SET PROBLEM: Your task is to print, exactly and only, the lines from the start of the entries below through the line with "verticalAlign: 'top', padding:[0,0,7,0]". Include both ends, but skip the pictures.

RECORDS TO PROCESS:

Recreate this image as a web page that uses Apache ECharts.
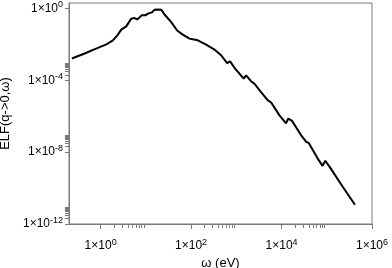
<!DOCTYPE html>
<html><head><meta charset="utf-8">
<script src="https://cdn.jsdelivr.net/npm/echarts@6/dist/echarts.min.js"></script>
<style>html,body{margin:0;padding:0;background:#fff}#c{width:392px;height:268px}</style>
</head><body><div id="c"></div>
<script>
// energy omega (eV)
var omega = [0.232,0.443,0.871,1.34,1.87,2.41,2.86,3.69,4.76,5.63,6.46,8.16,9.7,11.1,13.6,15.6,17.9,21.9,25.9,36.4,49.3,65.6,92.2,109,141,215,329,462,626,730,942,1457,1645,2188,2510,3527,4931,5960,8930,12560,14130,17060,26920,34750,39630,62610,80750,92700,117800,223400,419600];
// ELF(q->0, omega)
var elf = [1.62e-3,3.1e-3,6.3e-3,1.0e-2,1.68e-2,3.5e-2,6.6e-2,0.1,0.27,0.29,0.245,0.41,0.41,0.51,0.6,0.85,0.88,0.85,0.46,0.174,0.0587,0.0348,0.0208,0.019,0.0168,9.7e-3,5.1e-3,2.47e-3,9.0e-4,1.12e-3,4.4e-4,1.23e-4,1.87e-4,8.2e-5,6.5e-5,2.22e-5,7.9e-6,5.6e-6,1.15e-6,3.98e-7,7.4e-7,5.5e-7,8.9e-8,3.8e-8,3.3e-8,4.5e-9,1.73e-9,3.3e-9,1.42e-9,1.22e-10,1.18e-11];
var xMajorTicks = [1,100,10000,1000000];
var xMinorTicks = [2,3,4,5,6,7,8,9,200,300,400,500,600,700,800,900,20000,30000,40000,50000,60000,70000,80000,90000];
var yMajorTicks = [1e-12,1e-8,1e-4,1];
var yMinorTicks = [2e-12,3e-12,4e-12,5e-12,6e-12,7e-12,8e-12,9e-12,2e-8,3e-8,4e-8,5e-8,6e-8,7e-8,8e-8,9e-8,2e-4,3e-4,4e-4,5e-4,6e-4,7e-4,8e-4,9e-4];
var xName = 'ω (eV)';
var yName = 'ELF(q->0,ω)';

var pts = omega.map(function(w,i){return [w, elf[i]];});
var FONT = '"Liberation Sans", Arial, sans-serif';
var AX = '#7a7a7a';
function fmt(v){ var e = Math.round(Math.log10(v)); return '1×10{s|' + e + '}'; }
var rich = { s: { fontSize: 9, fontFamily: FONT, color: '#000', verticalAlign: 'top', padding:[0,0,7,0] } };

var chart = echarts.init(document.getElementById('c'), null, {renderer:'canvas'});
chart.setOption({
  animation: false,
  backgroundColor: '#fff',
  grid: { left: 69, right: 20, top: 3, bottom: 44, outerBoundsMode: 'none', containLabel: false, show: true, borderColor: AX, borderWidth: 1, backgroundColor: 'transparent' },
  xAxis: [{
    type: 'log', logBase: 10, min: 0.2, max: 1e6,
    name: xName, nameLocation: 'middle', nameGap: 29,
    nameTextStyle: { fontSize: 13, fontFamily: FONT, color: '#000' },
    axisLine: { show: true, lineStyle: { color: AX, width: 1 } },
    axisTick: { show: true, inside: false, length: 5, customValues: xMajorTicks, lineStyle: { color: AX } },
    axisLabel: { show: true, customValues: xMajorTicks, formatter: fmt, rich: rich, fontSize: 12, fontFamily: FONT, color: '#000', margin: 14 },
    splitLine: { show: false }, minorTick: { show: false }
  },{
    type: 'log', logBase: 10, min: 0.2, max: 1e6, position: 'bottom',
    axisLine: { show: false },
    axisTick: { show: true, inside: false, length: 4, customValues: xMinorTicks, lineStyle: { color: AX } },
    axisLabel: { show: false }, splitLine: { show: false }
  }],
  yAxis: [{
    type: 'log', logBase: 10, min: 1e-12, max: 2,
    name: yName, nameLocation: 'middle', nameGap: 55,
    nameTextStyle: { fontSize: 13, fontFamily: FONT, color: '#000' },
    axisLine: { show: true, lineStyle: { color: AX, width: 1 } },
    axisTick: { show: true, inside: false, length: 4, customValues: yMajorTicks, lineStyle: { color: AX } },
    axisLabel: { show: true, customValues: yMajorTicks, formatter: fmt, rich: rich, fontSize: 12, fontFamily: FONT, color: '#000', margin: 6 },
    splitLine: { show: false }, minorTick: { show: false }
  },{
    type: 'log', logBase: 10, min: 1e-12, max: 2, position: 'left',
    axisLine: { show: false },
    axisTick: { show: true, inside: false, length: 4, customValues: yMinorTicks, lineStyle: { color: AX } },
    axisLabel: { show: false }, splitLine: { show: false }
  }],
  series: [{
    type: 'line', data: pts, xAxisIndex: 0, yAxisIndex: 0,
    showSymbol: false, symbol: 'none', smooth: false,
    lineStyle: { color: '#000', width: 2 }, z: 5
  }]
});
</script></body></html>
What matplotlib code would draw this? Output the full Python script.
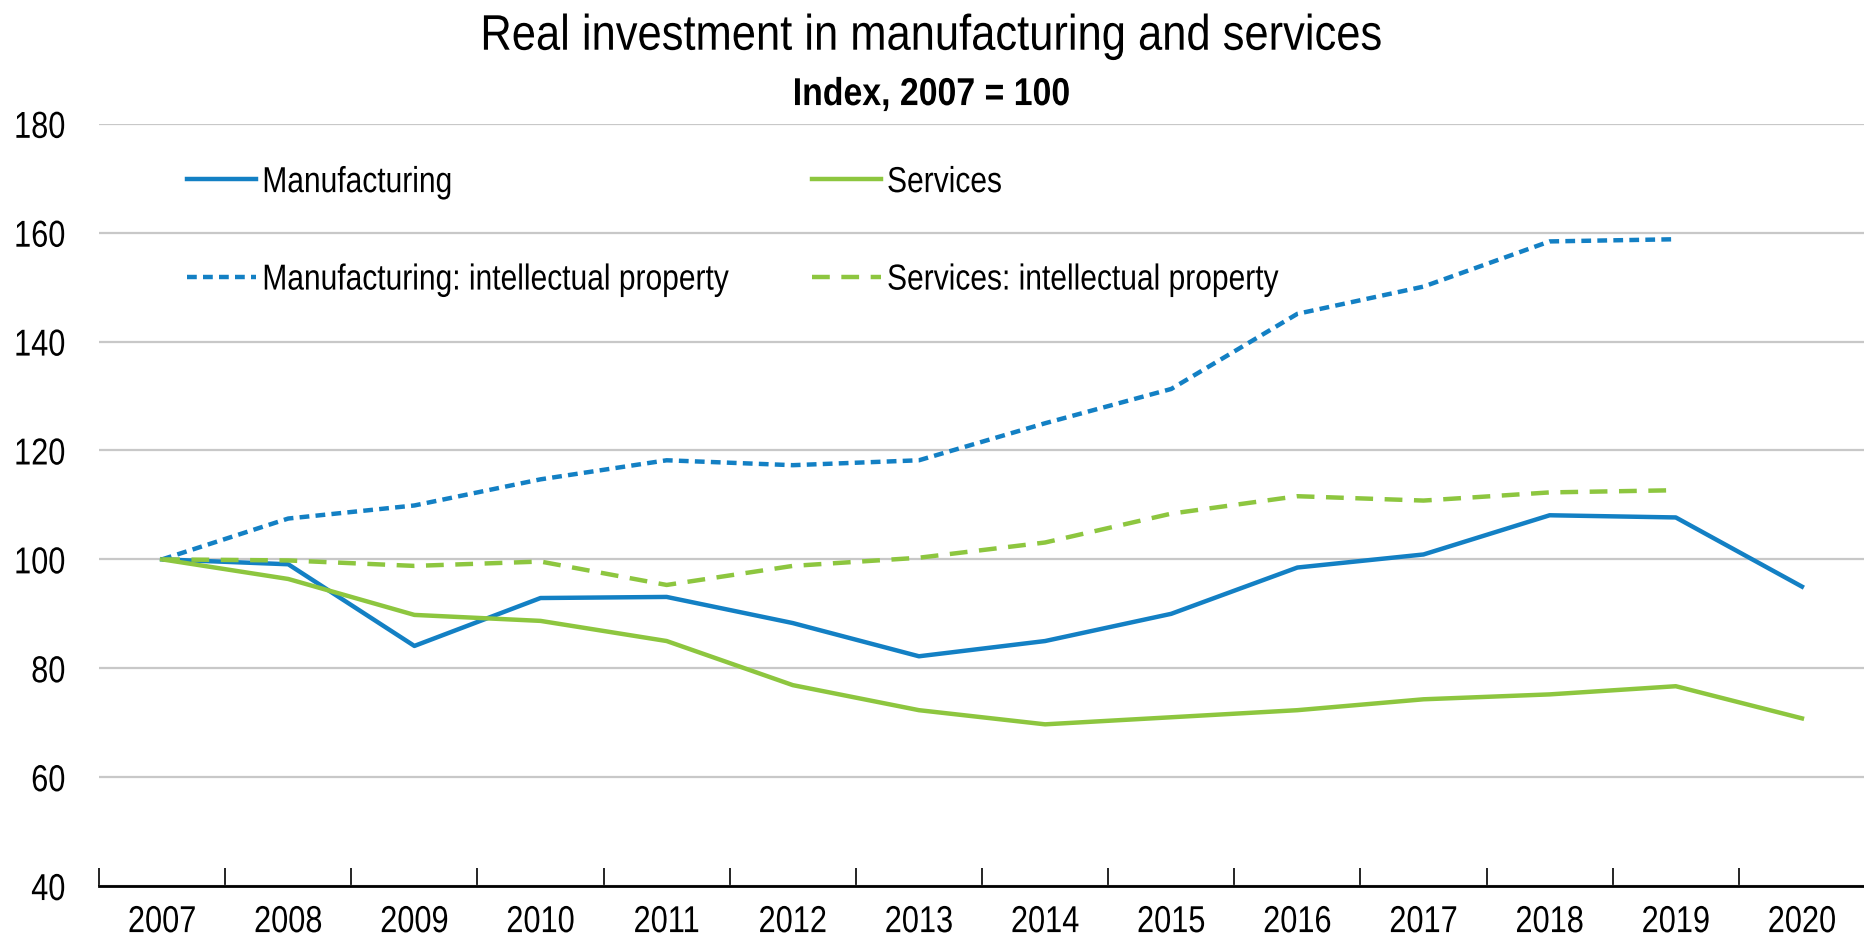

PROBLEM SOLUTION:
Recreate this image as a web page that uses Apache ECharts.
<!DOCTYPE html>
<html><head><meta charset="utf-8">
<script src="https://cdn.jsdelivr.net/npm/echarts@6/dist/echarts.min.js"></script>
<style>html,body{margin:0;padding:0;background:#fff}#c{width:392px;height:268px}</style>
</head><body><div id="c"></div>
<script>
// energy omega (eV)
var omega = [0.232,0.443,0.871,1.34,1.87,2.41,2.86,3.69,4.76,5.63,6.46,8.16,9.7,11.1,13.6,15.6,17.9,21.9,25.9,36.4,49.3,65.6,92.2,109,141,215,329,462,626,730,942,1457,1645,2188,2510,3527,4931,5960,8930,12560,14130,17060,26920,34750,39630,62610,80750,92700,117800,223400,419600];
// ELF(q->0, omega)
var elf = [1.62e-3,3.1e-3,6.3e-3,1.0e-2,1.68e-2,3.5e-2,6.6e-2,0.1,0.27,0.29,0.245,0.41,0.41,0.51,0.6,0.85,0.88,0.85,0.46,0.174,0.0587,0.0348,0.0208,0.019,0.0168,9.7e-3,5.1e-3,2.47e-3,9.0e-4,1.12e-3,4.4e-4,1.23e-4,1.87e-4,8.2e-5,6.5e-5,2.22e-5,7.9e-6,5.6e-6,1.15e-6,3.98e-7,7.4e-7,5.5e-7,8.9e-8,3.8e-8,3.3e-8,4.5e-9,1.73e-9,3.3e-9,1.42e-9,1.22e-10,1.18e-11];
var xMajorTicks = [1,100,10000,1000000];
var xMinorTicks = [2,3,4,5,6,7,8,9,200,300,400,500,600,700,800,900,20000,30000,40000,50000,60000,70000,80000,90000];
var yMajorTicks = [1e-12,1e-8,1e-4,1];
var yMinorTicks = [2e-12,3e-12,4e-12,5e-12,6e-12,7e-12,8e-12,9e-12,2e-8,3e-8,4e-8,5e-8,6e-8,7e-8,8e-8,9e-8,2e-4,3e-4,4e-4,5e-4,6e-4,7e-4,8e-4,9e-4];
var xName = 'ω (eV)';
var yName = 'ELF(q->0,ω)';

var pts = omega.map(function(w,i){return [w, elf[i]];});
var FONT = '"Liberation Sans", Arial, sans-serif';
var AX = '#7a7a7a';
function fmt(v){ var e = Math.round(Math.log10(v)); return '1×10{s|' + e + '}'; }
var rich = { s: { fontSize: 9, fontFamily: FONT, color: '#000', verticalAlign: 'top', padding:[0,0,7,0] } };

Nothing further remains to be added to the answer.